Transcript
Dave Stewart: Hi. I'm David Allen
Stewart, and I'm a cultural engineer.
Topic: The
Internet.
Dave Stewart: Well, the Internet right about 12 years ago was a revelation when I
discovered what it did. And my
imagination leapt into, like, what it possibly could do, and would do. And right about 1995, '96 maybe, I
created my own sort of version of a YouTube channel called Sly Fi, the Sly Fi Network, I called it.
And I was running around telling everybody, "Oh, this is it. Look, we can all have our own T.V.
channels."
And I made all these crazy
programs with Damian Hernst and The Edge, Bono, and Deepak Chopra, and I had
them up, you know, but the trouble was, it was only about, you know, 100 people
could see them because they had Broadband, and they loved them, they were going
"hurray! This is the new
way! It's the future world,"
and all that stuff, but not enough sustainability to keep it going. And then I was-- I think I was probably
the first person to put out a total digital release album, which I also called Sly
Fi. And the company that I did it with, they were very forward
thinking and they realized everybody was going to want to just download stuff
and so I said, "Okay, let's not release this as a physical product." This is back in 1996 or something.
Dave Stewart: Well, let's rewind back to 1982, you know, where Sweet Dreams came out and we were using technology then in a
way. I drove with this friend of
mine about 200 miles to this place where a guy had made a prototype of a drum
computer, a little screen, and you could actually-- it was black and white. It
looked like a little Siloscope, you know, and you could actually program a beat
into it. Now, this was a
revelation and I was so excited about the idea of this.
But, again, being sort of
somebody who has a sort of vision about, "Oh, what would that lead
to? And what would that lead
to," I realized straight away, okay, everything is going to change and
people are going to make records in their bedroom, or wherever they want, because
they don't need to have these great big studios anymore to make a certain kind
of music, obviously for orchestras and stuff, and bands playing loud. And I found that every exciting. I did a lot of interviews at the time,
and it spawned a lot of young artists going, "Oh, great, yeah, I
understand I can go in my bedroom and I can write a song."
But the long tale of the
artist is something that's yet to really be unleashed because it took ages for
film companies and record labels to realize, you know, that piece of film of Bob
Dylan talking to Allen Ginsberg, stoned, you know, poetry, is actually a valuable
thing that lots of Dylan fans would love.

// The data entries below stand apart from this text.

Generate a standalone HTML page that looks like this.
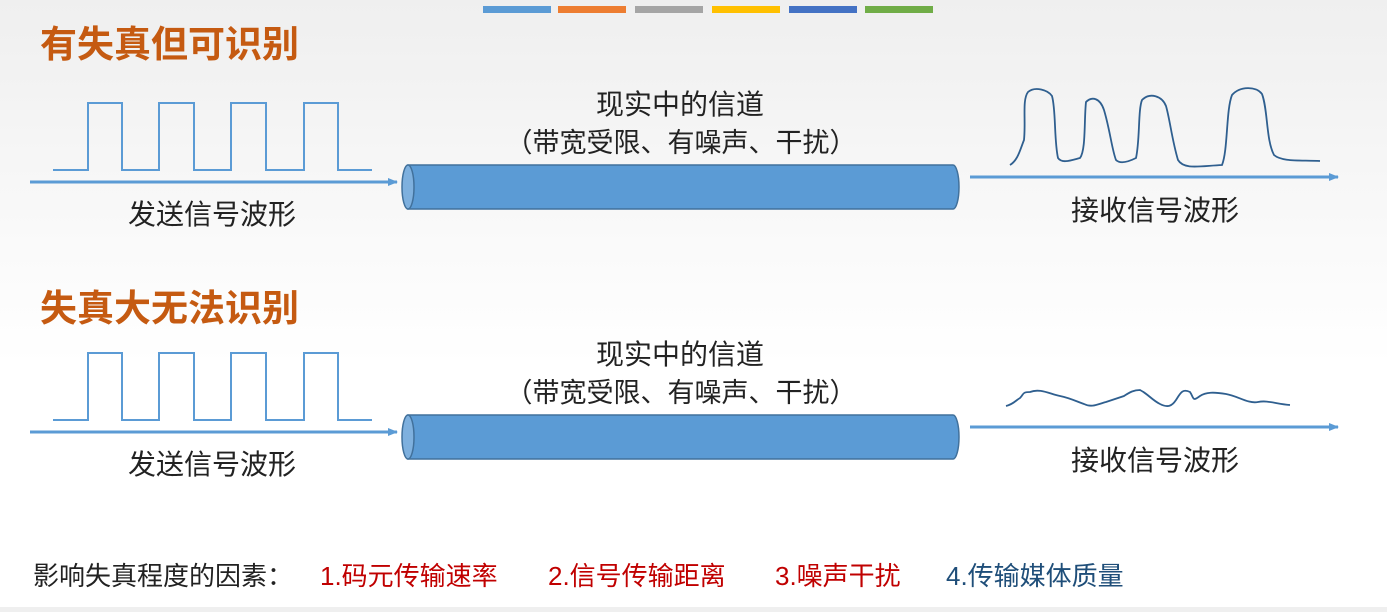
<!DOCTYPE html>
<html><head><meta charset="utf-8">
<style>
html,body{margin:0;padding:0;}
body{width:1387px;height:607px;overflow:hidden;background:linear-gradient(#efefef,#ffffff 60%);font-family:"Liberation Sans","Noto Sans CJK SC",sans-serif;}
svg text{font-family:"Liberation Sans","Noto Sans CJK SC",sans-serif;}
</style></head><body>
<svg width="1387" height="607" viewBox="0 0 1387 607">
<defs>
<marker id="ah" markerWidth="10" markerHeight="8" refX="9" refY="4" orient="auto" markerUnits="userSpaceOnUse"><path d="M0,0 L10,4 L0,8 Z" fill="#5b9bd5"/></marker>
</defs>
<g>
<rect x="483" y="6" width="68" height="7" fill="#5b9bd5"/>
<rect x="558" y="6" width="68" height="7" fill="#ed7d31"/>
<rect x="635" y="6" width="68" height="7" fill="#a5a5a5"/>
<rect x="712" y="6" width="68" height="7" fill="#ffc000"/>
<rect x="789" y="6" width="68" height="7" fill="#4472c4"/>
<rect x="865" y="6" width="68" height="7" fill="#70ad47"/>
</g>

<g>
<text x="40" y="57" font-size="37" font-weight="bold" fill="#c55a11">有失真但可识别</text>
<path d="M53,170 H88 V103 H122 V170 H159 V103 H194 V170 H231 V103 H266 V170 H304 V103 H338 V170 H372" fill="none" stroke="#5b9bd5" stroke-width="2"/>
<line x1="30" y1="182" x2="397" y2="182" stroke="#5b9bd5" stroke-width="3" marker-end="url(#ah)"/>
<text x="212" y="224" font-size="28" text-anchor="middle" fill="#222">发送信号波形</text>
<g>
<path d="M408,165 H953 A6,22 0 0 1 953,209 H408 Z" fill="#5b9bd5" stroke="#41719c" stroke-width="1.5"/>
<ellipse cx="408" cy="187" rx="6" ry="22" fill="#7eb0de" stroke="#41719c" stroke-width="1.5"/>
</g>
<text x="680" y="114" font-size="28" text-anchor="middle" fill="#222">现实中的信道</text>
<text x="681" y="152" font-size="27" text-anchor="middle" fill="#222">（带宽受限、有噪声、干扰）</text>
<line x1="970" y1="177" x2="1338" y2="177" stroke="#5b9bd5" stroke-width="3" marker-end="url(#ah)"/>
<path d="M1010,165 C1018,160 1020,150 1024,140 C1026,120 1022,100 1028,92 C1035,86 1048,90 1052,96 C1056,110 1054,140 1058,158 C1062,164 1072,160 1080,158 C1086,150 1084,120 1086,102 C1092,96 1100,98 1104,110 C1110,130 1112,150 1116,160 C1120,164 1128,162 1136,158 C1140,140 1138,110 1142,100 C1150,92 1162,96 1166,106 C1170,120 1172,140 1178,160 C1184,170 1200,166 1222,165 C1228,150 1226,110 1232,95 C1240,86 1256,86 1262,94 C1268,110 1266,140 1274,155 C1282,162 1300,160 1320,161" fill="none" stroke="#2f5f8f" stroke-width="1.8"/>
<text x="1155" y="220" font-size="28" text-anchor="middle" fill="#222">接收信号波形</text>
</g>

<g>
<text x="40" y="321" font-size="37" font-weight="bold" fill="#c55a11">失真大无法识别</text>
<path d="M53,420 H88 V353 H122 V420 H159 V353 H194 V420 H231 V353 H266 V420 H304 V353 H338 V420 H372" fill="none" stroke="#5b9bd5" stroke-width="2"/>
<line x1="30" y1="432" x2="397" y2="432" stroke="#5b9bd5" stroke-width="3" marker-end="url(#ah)"/>
<text x="212" y="474" font-size="28" text-anchor="middle" fill="#222">发送信号波形</text>
<g>
<path d="M408,415 H953 A6,22 0 0 1 953,459 H408 Z" fill="#5b9bd5" stroke="#41719c" stroke-width="1.5"/>
<ellipse cx="408" cy="437" rx="6" ry="22" fill="#7eb0de" stroke="#41719c" stroke-width="1.5"/>
</g>
<text x="680" y="364" font-size="28" text-anchor="middle" fill="#222">现实中的信道</text>
<text x="681" y="402" font-size="27" text-anchor="middle" fill="#222">（带宽受限、有噪声、干扰）</text>
<line x1="970" y1="427" x2="1338" y2="427" stroke="#5b9bd5" stroke-width="3" marker-end="url(#ah)"/>
<path d="M1006,406 C1014,404 1016,400 1020,398 C1024,394 1022,392 1030,392 C1040,388 1050,394 1060,396 C1070,398 1078,402 1084,404 C1092,408 1098,404 1106,402 C1112,400 1118,398 1124,396 C1130,392 1134,390 1140,390 C1148,394 1152,400 1160,404 C1168,408 1172,406 1176,400 C1180,394 1182,388 1190,392 C1194,398 1192,402 1200,396 C1206,392 1214,392 1226,394 C1238,396 1248,404 1258,402 C1268,400 1276,404 1290,405" fill="none" stroke="#2f5f8f" stroke-width="1.8"/>
<text x="1155" y="470" font-size="28" text-anchor="middle" fill="#222">接收信号波形</text>
</g>

<g>
<text x="33" y="585" font-size="26" fill="#222">影响失真程度的因素：</text>
<text x="320" y="585" font-size="26" fill="#c00000">1.码元传输速率</text>
<text x="548" y="585" font-size="26" fill="#c00000">2.信号传输距离</text>
<text x="775" y="585" font-size="26" fill="#c00000">3.噪声干扰</text>
<text x="946" y="585" font-size="26" fill="#1f4e79">4.传输媒体质量</text>
</g>
</svg>
</body></html>
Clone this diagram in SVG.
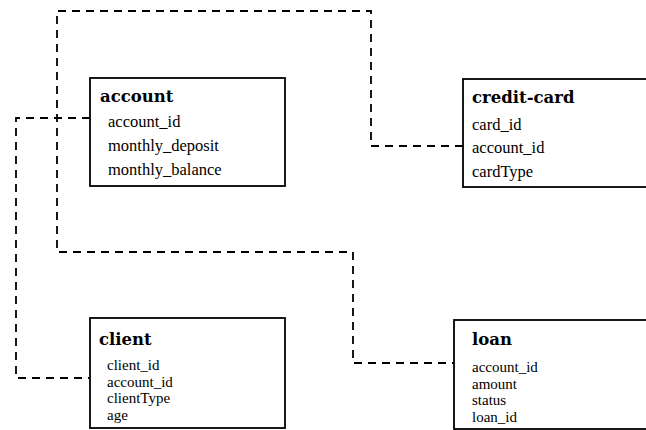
<svg xmlns="http://www.w3.org/2000/svg" width="646" height="430" viewBox="0 0 646 430">
  <style>
    .box { fill: #fff; stroke: #000; stroke-width: 1.8; }
    .title { font-family: "DejaVu Serif", "Liberation Serif", serif; font-weight: bold; font-size: 16.5px; fill: #000; }
    .field { font-family: "Liberation Serif", serif; font-size: 16.5px; fill: #000; }
    .tight { font-size: 15px; }
    .link { fill: none; stroke: #000; stroke-width: 1.8; stroke-dasharray: 8 6; }
  </style>
  <rect width="646" height="430" fill="#fff"/>

  <!-- foreign-key links -->
  <g id="connectors">
    <path class="link" d="M 463 146 H 371 V 11 H 57 V 252 H 353 V 363 H 454"/>
    <path class="link" d="M 90 118 H 16 V 378 H 90"/>
  </g>

  <g id="account">
    <rect class="box" x="90" y="78" width="195" height="108"/>
    <text class="title" x="100" y="102">account</text>
    <text class="field" x="108" y="127">account_id</text>
    <text class="field" x="108" y="151">monthly_deposit</text>
    <text class="field" x="108" y="175">monthly_balance</text>
  </g>

  <g id="credit-card">
    <rect class="box" x="463" y="79" width="200" height="108"/>
    <text class="title" x="472" y="103">credit-card</text>
    <text class="field" x="472" y="130">card_id</text>
    <text class="field" x="472" y="153">account_id</text>
    <text class="field" x="472" y="177">cardType</text>
  </g>

  <g id="client">
    <rect class="box" x="90" y="318" width="195" height="110"/>
    <text class="title" x="99" y="345">client</text>
    <text class="field tight" x="107" y="370">client_id</text>
    <text class="field tight" x="107" y="386.5">account_id</text>
    <text class="field tight" x="107" y="403">clientType</text>
    <text class="field tight" x="107" y="419.5">age</text>
  </g>

  <g id="loan">
    <rect class="box" x="454" y="320" width="210" height="109"/>
    <text class="title" x="472" y="345">loan</text>
    <text class="field tight" x="472" y="372">account_id</text>
    <text class="field tight" x="472" y="388.5">amount</text>
    <text class="field tight" x="472" y="405">status</text>
    <text class="field tight" x="472" y="421.5">loan_id</text>
  </g>
</svg>
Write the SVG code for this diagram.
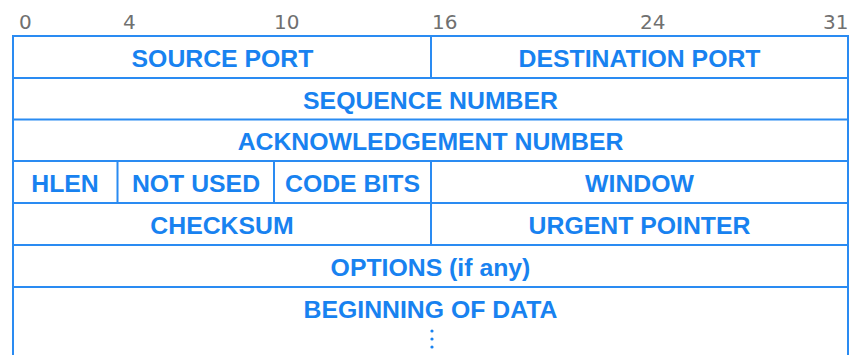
<svg xmlns="http://www.w3.org/2000/svg" width="849" height="355" viewBox="0 0 849 355">
  <style>
    .bits { font-family: "DejaVu Sans", "Liberation Sans", sans-serif; font-size: 20px; fill: #707070; }
    .lbl { font-family: "Liberation Sans", Arial, sans-serif; font-weight: bold; font-size: 24.8px; fill: #1882f0; text-anchor: middle; }
    .grid { stroke: #2a8bf2; stroke-width: 2; fill: none; }
    .dot { fill: #1882f0; }
  </style>

  <!-- bit positions -->
  <g id="bit-scale">
    <text class="bits" x="19" y="29">0</text>
    <text class="bits" x="123" y="29">4</text>
    <text class="bits" x="274" y="29">10</text>
    <text class="bits" x="432" y="29">16</text>
    <text class="bits" x="640" y="29">24</text>
    <text class="bits" x="823" y="29">31</text>
  </g>

  <!-- field boundaries -->
  <g id="grid" class="grid">
    <path d="M13,355 V36 H848 V355"/>
    <path d="M13,78 H848 M13,119.5 H848 M13,161 H848 M13,203 H848 M13,245 H848 M13,287 H848"/>
    <path d="M431,36 V78 M431,161 V245"/>
    <path d="M117.5,161 V203 M274,161 V203"/>
  </g>

  <g id="source-port"><text class="lbl" x="222.5" y="67">SOURCE PORT</text></g>
  <g id="destination-port"><text class="lbl" x="639.5" y="67">DESTINATION PORT</text></g>
  <g id="sequence-number"><text class="lbl" x="430.5" y="109">SEQUENCE NUMBER</text></g>
  <g id="ack-number"><text class="lbl" x="430.5" y="150">ACKNOWLEDGEMENT NUMBER</text></g>
  <g id="hlen"><text class="lbl" x="65" y="192">HLEN</text></g>
  <g id="not-used"><text class="lbl" x="196" y="192">NOT USED</text></g>
  <g id="code-bits"><text class="lbl" x="352.5" y="192">CODE BITS</text></g>
  <g id="window"><text class="lbl" x="639.5" y="192">WINDOW</text></g>
  <g id="checksum"><text class="lbl" x="222" y="234">CHECKSUM</text></g>
  <g id="urgent-pointer"><text class="lbl" x="639.5" y="234">URGENT POINTER</text></g>
  <g id="options"><text class="lbl" x="430.5" y="276">OPTIONS (if any)</text></g>
  <g id="data">
    <text class="lbl" x="430.5" y="318">BEGINNING OF DATA</text>
    <circle class="dot" cx="432" cy="331" r="1.6"/>
    <circle class="dot" cx="432" cy="339" r="1.6"/>
    <circle class="dot" cx="432" cy="347" r="1.6"/>
  </g>
</svg>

But CBS was like, "What the hell are we going to do with
this?" Now, all artists
have-- and creators and filmmakers and scriptwriters, and everybody, have a big
problem that everybody is trying to work out about what's the transactional
model, what's the revenue streams, how do we get transparency, what about if we
give this stuff and it happens like the last time where some great big sort of
corporate company goes, "Oh, yes, we own all this and whatever else you do
forever and ever, even if you go insane.
Please sign here."
And what's exciting about--
going back to your question about how it's changed and how it's changed the way
you think about what you're doing, is I see a world of transparency coming that
is going to be impossible to stop.
It's like a juggernaut, you know, people want to know what's going on.
And there's no reason why
they shouldn't because, now, with cell phone technology and Internet, and so
forth, you should be able to say, "Oh, I see, I buy this, and this person
gets paid that, and that person gets paid that, and the person who created it
gets paid that, and the person who…"
Dave Stewart: I was really a student of a
guy called Conny Plank, who was a German producer who worked with Craftwork in
Cannes and he was already far ahead of anybody, you know, he produced Devo and
bands like this and he taught me really what recording is all about, and he
also taught me things to do, even before looping, you know, or sampling. He was creating these big tape loops
and playing with everything like a collage.
He really let me understand
that, "Listen, whatever anybody says the rules are, there are no
rules. And you can just do
whatever you want and if it sounds fantastic to you, then you do it." So he was, like, a really big influence
and a kind of mentor at the time.
Dave Stewart: At the moment, there's a wonderful Indian composer called
A R Raman, now he's sold
about 300 million cassettes in India, and you can imagine, you know, there's a
lot of bootlegging goes on in India, so he scored hundreds of movies and he's
still only about, I don't know, 38 or 40 years old. And I'm sending files backwards and forwards to him to India
and we're collaborating on something.
Then I'm collaborating via a chap in Hong Kong, Hans Ebert, looking for a Chinese girl to do a duet with, to be
in my video, which he'll film against green screen, and I'll put her in a
complete out of context song with me.
I'm doing all these things
all day long as part of my sort of creative inquisitive nature, and I have no
rhyme nor reason why and how this would come out in a commercial way, like,
"Oh, yes, and now I'm going to make a pop video like this." It's just part of something.